- [TASK DIRECTIONS]: Would you return the run of lines that starts at the one with "Emit a web page" and ends at the one with "let categories = instances.map((s, i)", ends included, exactly as written and without the images?

- [DATA TO USE]:
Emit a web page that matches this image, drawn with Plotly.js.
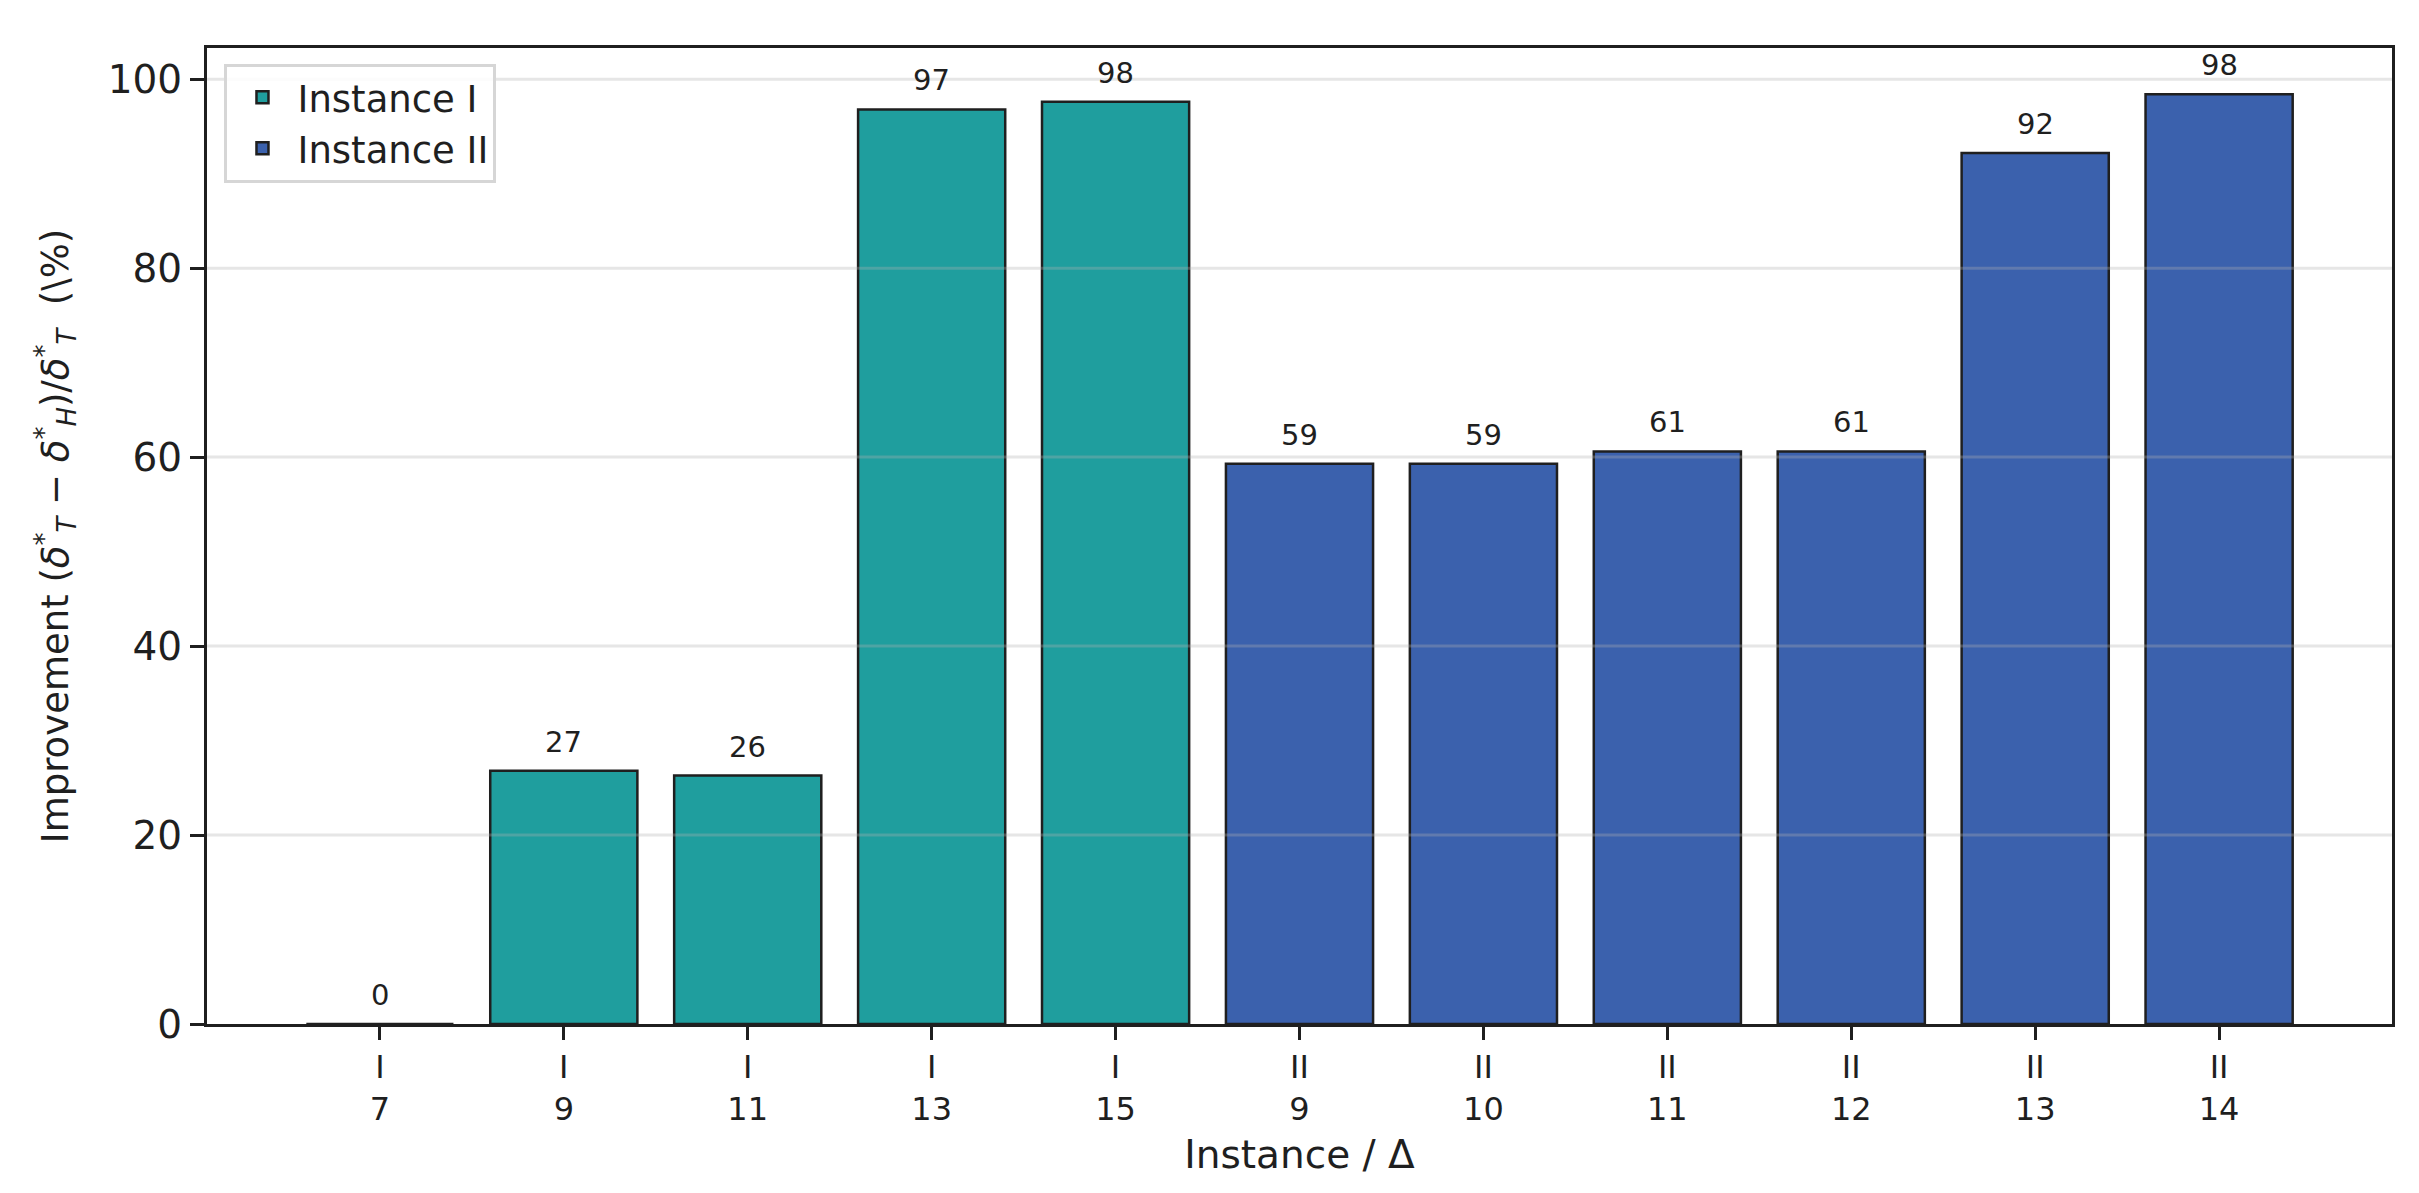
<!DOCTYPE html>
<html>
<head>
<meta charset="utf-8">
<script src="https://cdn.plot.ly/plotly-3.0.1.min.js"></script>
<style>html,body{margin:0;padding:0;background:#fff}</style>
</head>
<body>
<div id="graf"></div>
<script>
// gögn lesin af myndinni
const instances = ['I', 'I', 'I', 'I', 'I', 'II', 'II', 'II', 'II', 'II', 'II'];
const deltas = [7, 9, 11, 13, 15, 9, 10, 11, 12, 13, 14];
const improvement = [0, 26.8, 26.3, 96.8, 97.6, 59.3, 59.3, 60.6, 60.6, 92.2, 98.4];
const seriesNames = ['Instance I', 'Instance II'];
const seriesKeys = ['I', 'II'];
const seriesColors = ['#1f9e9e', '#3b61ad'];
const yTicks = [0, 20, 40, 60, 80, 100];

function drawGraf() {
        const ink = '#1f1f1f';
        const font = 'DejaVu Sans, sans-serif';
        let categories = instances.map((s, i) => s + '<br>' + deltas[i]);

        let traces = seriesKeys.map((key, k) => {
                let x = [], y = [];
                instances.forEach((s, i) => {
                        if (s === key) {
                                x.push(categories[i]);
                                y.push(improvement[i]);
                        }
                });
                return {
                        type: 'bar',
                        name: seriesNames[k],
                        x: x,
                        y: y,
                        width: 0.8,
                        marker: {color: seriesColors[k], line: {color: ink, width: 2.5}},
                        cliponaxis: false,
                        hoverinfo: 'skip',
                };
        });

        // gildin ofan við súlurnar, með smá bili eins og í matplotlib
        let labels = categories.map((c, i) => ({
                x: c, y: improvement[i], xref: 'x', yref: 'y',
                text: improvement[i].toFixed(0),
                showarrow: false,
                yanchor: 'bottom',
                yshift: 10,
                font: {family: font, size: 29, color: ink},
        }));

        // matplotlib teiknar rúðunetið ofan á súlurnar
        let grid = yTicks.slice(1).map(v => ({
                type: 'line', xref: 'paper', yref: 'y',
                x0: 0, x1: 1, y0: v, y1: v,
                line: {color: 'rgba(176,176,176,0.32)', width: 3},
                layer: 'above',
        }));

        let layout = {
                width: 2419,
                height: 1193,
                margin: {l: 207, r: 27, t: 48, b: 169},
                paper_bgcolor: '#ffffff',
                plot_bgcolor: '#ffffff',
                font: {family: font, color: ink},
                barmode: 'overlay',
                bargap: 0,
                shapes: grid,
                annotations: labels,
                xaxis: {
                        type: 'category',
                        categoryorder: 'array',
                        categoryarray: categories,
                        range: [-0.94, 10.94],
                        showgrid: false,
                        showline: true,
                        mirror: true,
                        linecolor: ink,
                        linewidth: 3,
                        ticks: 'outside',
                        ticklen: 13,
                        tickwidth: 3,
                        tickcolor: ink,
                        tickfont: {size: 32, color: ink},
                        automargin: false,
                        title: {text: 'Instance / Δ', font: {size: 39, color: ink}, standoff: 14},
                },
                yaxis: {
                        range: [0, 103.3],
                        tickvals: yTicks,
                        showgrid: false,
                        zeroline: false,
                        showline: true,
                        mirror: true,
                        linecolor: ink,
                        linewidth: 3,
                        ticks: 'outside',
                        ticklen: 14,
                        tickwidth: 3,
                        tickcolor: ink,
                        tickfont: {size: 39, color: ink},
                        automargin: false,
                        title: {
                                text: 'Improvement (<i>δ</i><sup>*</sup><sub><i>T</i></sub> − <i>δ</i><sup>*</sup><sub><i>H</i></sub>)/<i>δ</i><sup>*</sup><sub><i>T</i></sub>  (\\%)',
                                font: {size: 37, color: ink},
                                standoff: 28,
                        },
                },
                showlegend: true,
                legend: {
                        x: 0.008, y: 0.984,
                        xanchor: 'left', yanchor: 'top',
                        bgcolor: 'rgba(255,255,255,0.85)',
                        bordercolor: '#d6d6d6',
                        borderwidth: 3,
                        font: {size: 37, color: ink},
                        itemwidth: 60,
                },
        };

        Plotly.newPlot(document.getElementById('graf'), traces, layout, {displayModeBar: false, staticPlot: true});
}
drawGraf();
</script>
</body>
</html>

---

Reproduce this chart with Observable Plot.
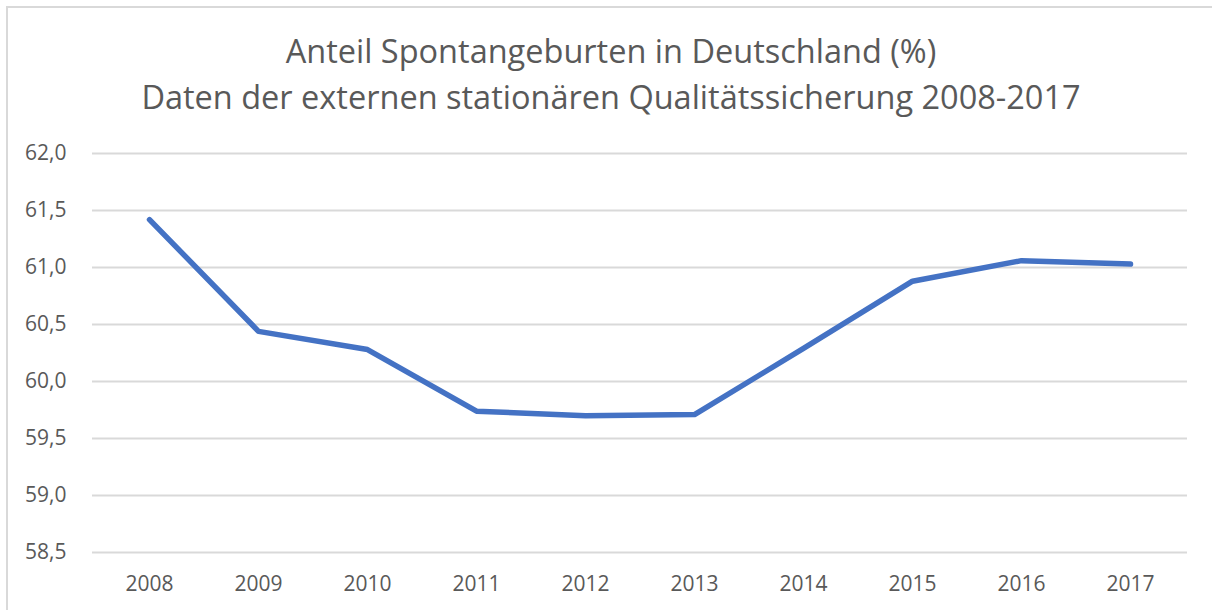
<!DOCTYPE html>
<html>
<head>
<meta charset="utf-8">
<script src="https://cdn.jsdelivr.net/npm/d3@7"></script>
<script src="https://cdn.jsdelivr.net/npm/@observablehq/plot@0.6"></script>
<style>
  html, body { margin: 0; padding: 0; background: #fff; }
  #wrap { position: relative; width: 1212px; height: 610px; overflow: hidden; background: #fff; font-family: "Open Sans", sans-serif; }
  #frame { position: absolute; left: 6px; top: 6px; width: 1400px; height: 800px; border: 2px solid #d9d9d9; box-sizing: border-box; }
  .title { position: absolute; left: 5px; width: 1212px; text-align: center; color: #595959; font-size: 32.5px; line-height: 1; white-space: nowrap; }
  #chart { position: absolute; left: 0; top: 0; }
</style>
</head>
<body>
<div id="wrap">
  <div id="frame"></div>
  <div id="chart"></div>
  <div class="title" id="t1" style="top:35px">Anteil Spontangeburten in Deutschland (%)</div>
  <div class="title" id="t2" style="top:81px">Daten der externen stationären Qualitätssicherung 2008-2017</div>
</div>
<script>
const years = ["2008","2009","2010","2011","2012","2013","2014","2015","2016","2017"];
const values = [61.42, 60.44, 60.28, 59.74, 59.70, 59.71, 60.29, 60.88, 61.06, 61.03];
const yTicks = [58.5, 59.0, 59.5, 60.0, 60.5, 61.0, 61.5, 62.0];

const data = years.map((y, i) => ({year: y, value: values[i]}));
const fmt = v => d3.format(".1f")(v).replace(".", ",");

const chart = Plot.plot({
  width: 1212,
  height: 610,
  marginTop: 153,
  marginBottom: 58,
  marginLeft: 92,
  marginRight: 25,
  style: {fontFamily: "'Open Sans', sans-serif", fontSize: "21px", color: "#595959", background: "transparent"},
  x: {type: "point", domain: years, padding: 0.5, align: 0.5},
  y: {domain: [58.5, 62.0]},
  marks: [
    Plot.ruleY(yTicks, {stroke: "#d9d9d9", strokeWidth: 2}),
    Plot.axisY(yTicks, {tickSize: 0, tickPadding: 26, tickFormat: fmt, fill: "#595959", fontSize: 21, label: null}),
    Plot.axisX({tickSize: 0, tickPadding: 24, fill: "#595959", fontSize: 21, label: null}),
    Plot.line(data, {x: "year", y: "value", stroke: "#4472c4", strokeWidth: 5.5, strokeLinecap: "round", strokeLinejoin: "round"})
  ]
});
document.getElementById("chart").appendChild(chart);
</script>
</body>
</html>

- [ANSWER IN FULL]:
Emit a web page that matches this image, drawn with Plotly.js.
<!DOCTYPE html>
<html>
<head>
<meta charset="utf-8">
<script src="https://cdn.plot.ly/plotly-3.0.1.min.js"></script>
<style>html,body{margin:0;padding:0;background:#fff}</style>
</head>
<body>
<div id="graf"></div>
<script>
// gögn lesin af myndinni
const instances = ['I', 'I', 'I', 'I', 'I', 'II', 'II', 'II', 'II', 'II', 'II'];
const deltas = [7, 9, 11, 13, 15, 9, 10, 11, 12, 13, 14];
const improvement = [0, 26.8, 26.3, 96.8, 97.6, 59.3, 59.3, 60.6, 60.6, 92.2, 98.4];
const seriesNames = ['Instance I', 'Instance II'];
const seriesKeys = ['I', 'II'];
const seriesColors = ['#1f9e9e', '#3b61ad'];
const yTicks = [0, 20, 40, 60, 80, 100];

function drawGraf() {
        const ink = '#1f1f1f';
        const font = 'DejaVu Sans, sans-serif';
        let categories = instances.map((s, i) => s + '<br>' + deltas[i]);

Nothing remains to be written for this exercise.